Come spiegato conclusivamente, il volume presenta in modo narrativo (dunque senza seguire metodiche quantitative o statistiche) una «carrellata di casi, racconti e teorie fallaci», il cui zoccolo duro è rappresentato dalle pseudoscienze (pseudofisica, pseudotecnologie, pseudomedicine, ecc.), più che dal paranormale. Un ambito nel quale chi ha familiarità con l’irrazionalità sopravvivente nel mondo occidentale troverà inevitabili parallelismi: «le stesse idee ricorrenti, le stesse fallacie o, più semplicemente e tristemente, le stesse tipologie di truffa, oltre che le stesse motivazioni profonde, che si possono riconoscere in analoghi fenomeni diffusi nel mondo cristiano o occidentale», delle quali sono ben note la popolarità, la perenne capacità autorigenerativa, il sottrarsi alla falsificabilità popperiana, il mescolare dati apparentemente “osservazionali” ad una acritica validazione di racconti immaginifici soprannaturalistici (sul tipo della storicità dell’attraversamento del Mar Rosso).
Il volume non affronta (ma evidentemente non intendeva espandersi in tal senso) il problema del se e quanto le idee religiose siano alla base di quelle pseudoscientifiche, un tema che probabilmente ha meno rilevanza nel mondo islamico che in quello cristiano (probabilmente, ipotizzo, perché l’Islam nasce un millennio dopo l’ebraismo, in un mondo già più “moderno”).
Coerentemente con l’impostazione del CICAP, che pubblica il volume, l’autore si è dichiaratamente proposto di non mettere in discussione i fondamenti teologici dell’Islam e dunque di non analizzare i rapporti fra fede e religione, tema considerato fin troppo delicato (così come quello, anch’esso programmaticamente non affrontato, dell’etica).

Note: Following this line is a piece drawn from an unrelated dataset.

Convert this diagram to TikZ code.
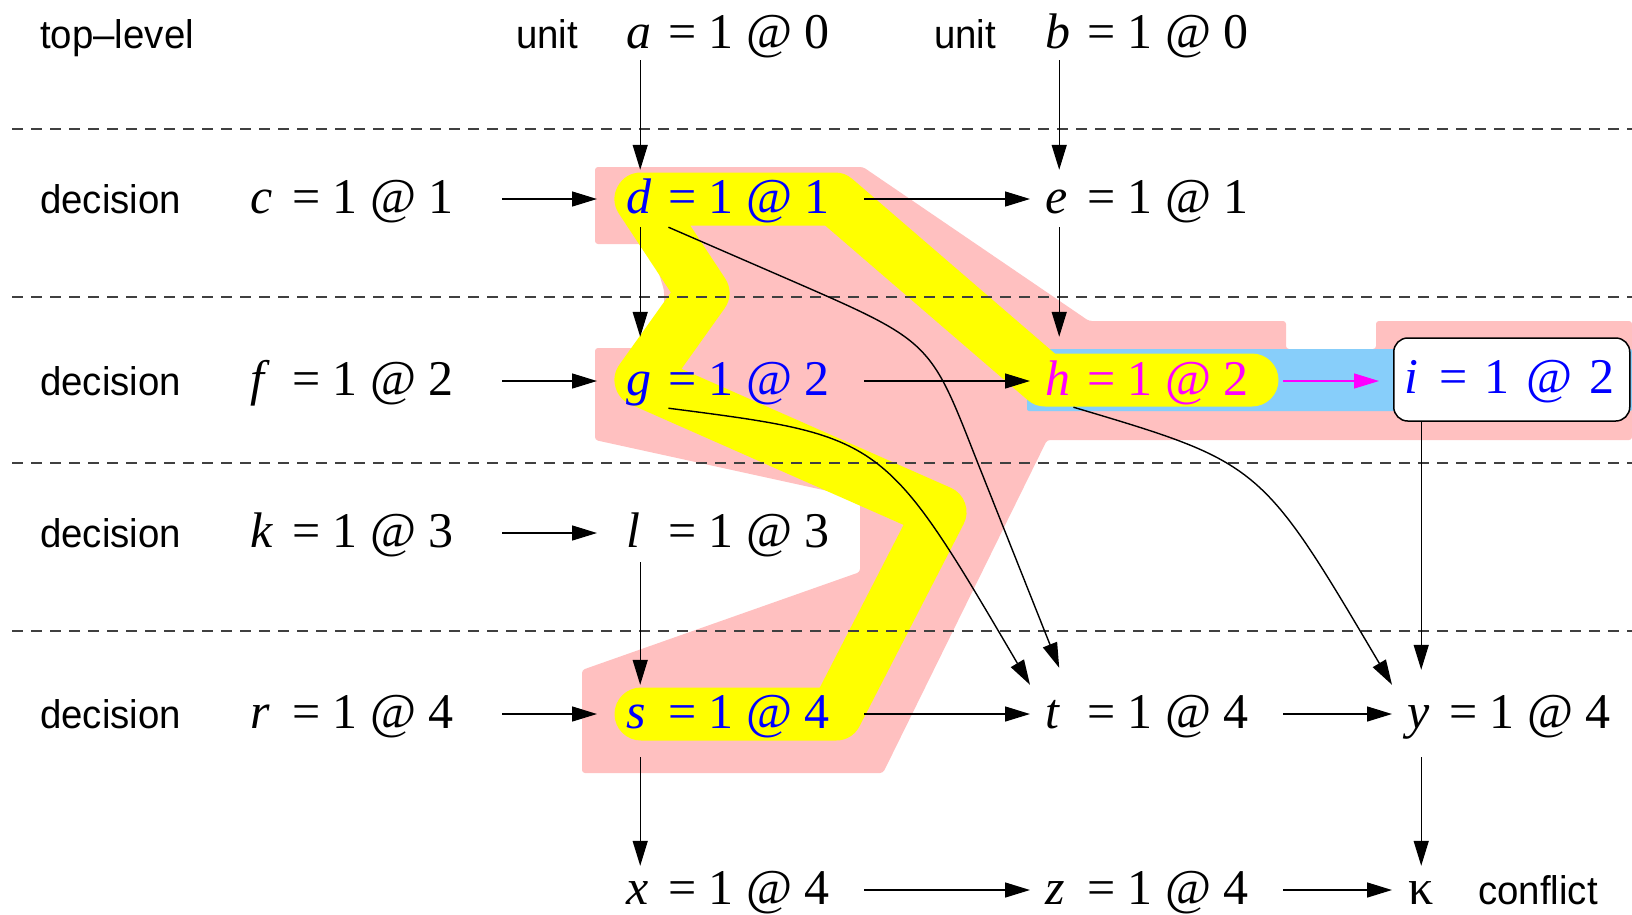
\documentclass[tikz,border=0pt]{standalone}
\usepackage{fontspec}
\setmainfont{Liberation Serif}
\newfontfamily\labfont[FakeStretch=0.96]{Liberation Sans}
\usetikzlibrary{arrows.meta,calc}
\definecolor{pinkr}{RGB}{255,192,192}
\definecolor{skyb}{RGB}{135,206,250}
\definecolor{hiyel}{RGB}{255,255,0}
\definecolor{vblue}{RGB}{0,0,255}
\definecolor{vmag}{RGB}{255,0,255}
\definecolor{dashgray}{RGB}{64,64,64}
\newcommand\mkentry[6]{%
  \node[varn,text=#6] (#1) at (#2,#3) {\makebox[28pt][l]{\itshape #4}};
  \node[valn,text=#6] (#1v) at ([xshift=13.5pt]#1.base east) {#5};
}
\begin{document}
\begin{tikzpicture}[x=1pt,y=-1pt,
  varn/.style={inner sep=0pt,text height=38pt,text depth=10pt,anchor=base west,font=\fontsize{50}{60}\selectfont},
  valn/.style={varn},
  lab/.style={inner sep=0pt,anchor=base west,font=\labfont\fontsize{40}{48}\selectfont},
  arr/.style={line width=1.4pt,-{Triangle[length=25pt,width=15pt]}},
  ha/.style={arr,shorten <=48pt,shorten >=29pt},
  hb/.style={arr,shorten <=34pt,shorten >=15pt},
  sep/.style={dashgray,line width=1.3pt,dash pattern=on 11pt off 8pt},
  ibox/.style={draw,line width=1.5pt,fill=white,rounded corners=14pt,anchor=west,
    inner xsep=11pt,inner ysep=0pt,minimum height=83pt,text width=214pt,align=left,
    text height=38pt,text depth=10pt,text=vblue,font=\fontsize{50}{60}\selectfont},
  hilite/.style={hiyel,line width=53pt,line join=round,line cap=round}
]
\useasboundingbox (0,0) rectangle (1632,914);
\fill[white] (0,0) rectangle (1632,914);

% pink region
\fill[pinkr,rounded corners=3pt] (595,167) -- (863,167) -- (1089,321) -- (1286,321) -- (1286,349)
  -- (1376,349) -- (1376,321) -- (1632,321) -- (1632,440) -- (1047,440) -- (883,773)
  -- (582,773) -- (582,670) -- (860,572) -- (860,498) -- (595,440) -- (595,348)
  -- (664,348) -- (664,290) -- (650,244) -- (595,244) -- cycle;
% blue region
\fill[skyb,rounded corners=2pt] (1027,349) rectangle (1632,411);
% yellow highlight
\draw[hilite] (1252,380) -- (1045,380) -- (835,199) -- (641,199) -- (703,293) -- (641,380)
  -- (940,512) -- (836,714) -- (641,714);

% separators
\draw[sep] (12,129) -- (1632,129);
\draw[sep] (12,297) -- (1632,297);
\draw[sep] (12,463) -- (1632,463);
\draw[sep] (12,631) -- (1632,631);

% labels
\node[lab] (ltop) at (40,48) {top–level};
\node[lab] (unit1) at (516,48) {unit};
\node[lab] (unit2) at (934,48) {unit};
\node[lab] (ldec1) at (40,213) {decision};
\node[lab] (ldec2) at (40,395) {decision};
\node[lab] (ldec3) at (40,547) {decision};
\node[lab] (ldec4) at (40,728) {decision};
\node[lab] (lconf) at (1478,904) {conflict};

% entries
\mkentry{a}{626}{48}{a}{= 1 @ 0}{black}
\mkentry{b}{1045}{48}{b}{= 1 @ 0}{black}
\mkentry{c}{250}{213}{c}{= 1 @ 1}{black}
\mkentry{d}{626}{213}{d}{= 1 @ 1}{vblue}
\mkentry{e}{1045}{213}{e}{= 1 @ 1}{black}
\mkentry{f}{250}{395}{f}{= 1 @ 2}{black}
\mkentry{g}{626}{395}{g}{= 1 @ 2}{vblue}
\mkentry{h}{1045}{395}{h}{= 1 @ 2}{vmag}
\mkentry{k}{250}{547}{k}{= 1 @ 3}{black}
\mkentry{l}{626}{547}{l}{= 1 @ 3}{black}
\mkentry{r}{250}{728}{r}{= 1 @ 4}{black}
\mkentry{s}{626}{728}{s}{= 1 @ 4}{vblue}
\mkentry{t}{1045}{728}{t}{= 1 @ 4}{black}
\mkentry{y}{1407}{728}{y}{= 1 @ 4}{black}
\mkentry{x}{626}{904}{x}{= 1 @ 4}{black}
\mkentry{z}{1045}{904}{z}{= 1 @ 4}{black}
\node[varn] (kap) at (1407,904) {\makebox[28pt]{κ}};
\node[ibox] (i) at (1393,379.5) {\makebox[18.5pt][l]{\itshape i} = 1 @ 2};

% horizontal connectors
\draw[ha] (cv) -- (d);
\draw[ha] (fv) -- (g);
\draw[ha] (kv) -- (l);
\draw[ha] (rv) -- (s);
\draw[hb] (dv) -- (e);
\draw[hb] (gv) -- (h);
\draw[hb] (sv) -- (t);
\draw[hb] (xv) -- (z);
\draw[hb] (tv) -- (y);
\draw[hb] (zv) -- (kap);
\draw[arr,vmag,shorten <=34pt,shorten >=14pt] (hv.east) -- (hv.east -| i.west);

% vertical connectors
\draw[arr,shorten <=2pt,shorten >=5pt] (a) -- (d);
\draw[arr,shorten <=2pt,shorten >=5pt] (b) -- (e);
\draw[arr,shorten <=4pt,shorten >=20pt] (d) -- (g);
\draw[arr,shorten <=4pt,shorten >=20pt] (e) -- (h);
\draw[arr,shorten <=5pt,shorten >=5pt] (l) -- (s);
\draw[arr,shorten <=19pt,shorten >=0pt] (s) -- (x);
\draw[arr,shorten <=19pt,shorten >=0pt] (y) -- (kap);
\draw[arr,shorten >=20pt] (i.south -| y) -- (y);

% curved connectors
\draw[arr] ([shift={(14,4)}]d.south east) -- (790,280) .. controls (930,341) .. (975,456)
  -- ([shift={(0,-22)}]t.north);
\draw[arr] ([shift={(14,3)}]g.south east) .. controls (884,436) and (884,436)
  .. ([shift={(-15,-5)}]t.north west);
\draw[arr] ([shift={(0,2)}]h.south east) .. controls (1261,463) and (1261,463)
  .. ([shift={(-15,-5)}]y.north west);
\end{tikzpicture}
\end{document}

Non si tratta a mio avviso (unica personale critica) della migliore delle scelte, anche se, a ben vedere, l’astenersi da tale confronto potrebbe essere in qualche modo abbastanza giustificabile nel caso dell’Islam. Bigliardi stesso ce ne suggerisce una ragione: nello sviluppo della cultura islamica (forse anche della tecnologia) si è creduto che le conoscenze scientifiche non potessero che confermare il deposito teorico del Corano (e dunque dimostrare la sua ispirazione divina sulla base di conoscenze ancora non acquisite all’epoca della sua scrittura), laddove invece il cristianesimo le ha prevalentemente guardate con diffidenza ed ostilità (forzatamente, poiché la Bibbia «è piena di errori e di inaccuratezze dal punto di vista logico e scientifico»).
Il differente retroterra è ben messo in evidenza da Bigliardi nella sua analisi del “miracolo scientifico” coranico, contrapposto al miracolo soprannaturale biblico: nel primo si manifesterebbe infatti una perfetta armonia tra i passi coranici ed i dati della scienza; nel secondo, invece, le leggi della fisica sarebbero temporaneamente violate o sospese. A differenza della teologia cattolica impregnata di “misteri”, il Corano sembra dunque attribuire grande importanza alla conoscenza.
Un caso a sé, particolarmente messo a fuoco da Bigliardi, è il preoccupante fenomeno del sostegno e della visibilità dati dalle autorità politiche di molti paesi islamici alle pseudomedicine ed all’antimedicina, per lo più in un’ottica politica ed ideologica anti-occidentale (laddove in Occidente l’analogo e forse più corrosivo fenomeno, ha invece una chiave di lettura prevalente antiistituzionale).
Come ben sappiamo, e giustamente lo sottolinea questo volume, la pseudoscienza sembra dare sfogo ad alcuni bisogni umani di fondo: trovare scorciatoie sia intellettuali sia pratiche (ad esempio circa la salute) ed acquisire (ed aggiungo: padroneggiare) conoscenze che ci facciano sentire superiori al prossimo. Tali spinte divengono tanto più devastanti quanto più le pseudoscienze si ammantano di aspetti religiosi, perché a quel punto ogni discussione si sposta sul piano scivoloso dell’ideologia.